# Indian Board Track Racer Seatpost help?



## CafeCruiser (Sep 29, 2020)

Hello everyone,
I'm working on building a bike with a Board Track Racer look, but add an ebike motor for pedal assist. I was able to find an old board track racer frame, but I need your help in pointing me in the right direction.

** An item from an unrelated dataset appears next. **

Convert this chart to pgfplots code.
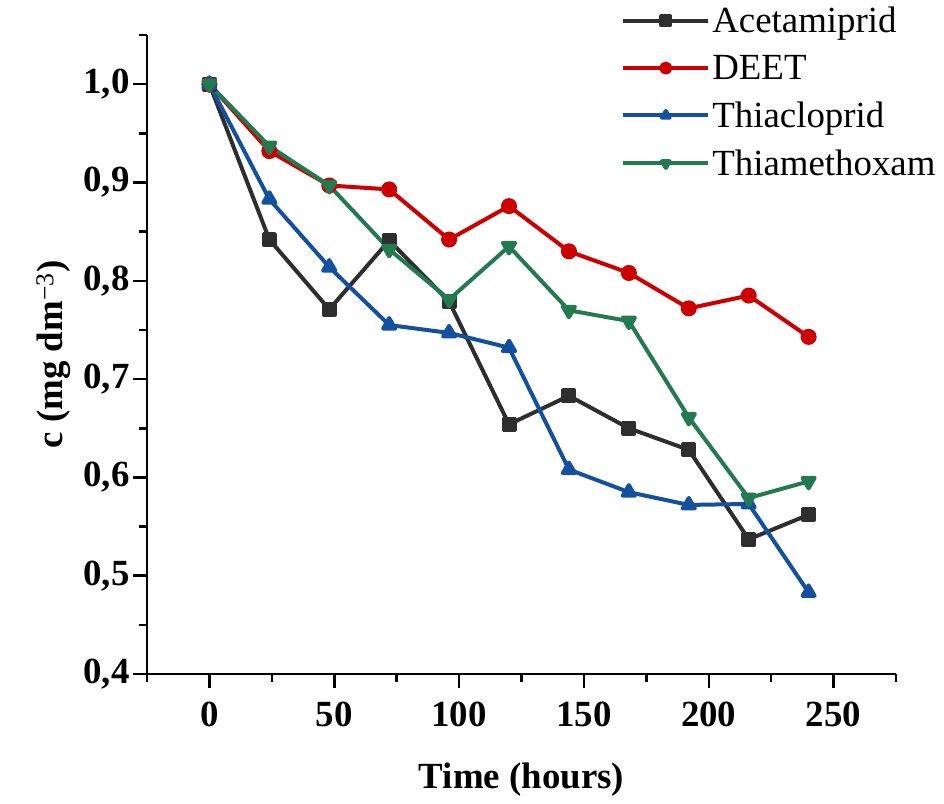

For example, I need to find the correct size seatpost for my frame. The Interior Diameter of the seat tube measures 18.25 mm. What size (diameter) of seatpost should I get? And also what size of clamp should I get to secure it to the frame?

Thanks,


----------



## fordmike65 (Sep 29, 2020)

Can we see a pic of the whole bike?


----------



## CafeCruiser (Sep 29, 2020)

fordmike65 said:


> Can we see a pic of the whole bike?


----------



## CURTIS L LINDGREN (Sep 30, 2020)

Looks like a 5/8 "  Seat post would fit.  BUT...........it also looks like the Frame needs to be Cut/Slit at the top of the Seat Tube ,so it CAN Clamp .  Cant tell for sure.    Seems like a Lucky 7 Type Seat Post would work for You       Like This , Maybe  ?    http://rover.ebay.com/rover/1/711-5...0001&campid=5335809022&icep_item=174456174624


----------



## fordmike65 (Sep 30, 2020)

I'm not sure it's an "old board track frame". Something about it looks pretty modern, but I could be mistaken.


----------



## CafeCruiser (Oct 15, 2020)

CURTIS L LINDGREN said:


> Looks like a 5/8 "  Seat post would fit.  BUT...........it also looks like the Frame needs to be Cut/Slit at the top of the Seat Tube ,so it CAN Clamp . Cant tell for sure.  Seems like a Lucky 7 Type Seat Post would work for You  Like This , Maybe ? http://rover.ebay.com/rover/1/711-5...0001&campid=5335809022&icep_item=174456174624



Thank you Curtis. I ordered one so we will see. Once I get it, Ill post a picture. Thanks a lot.


----------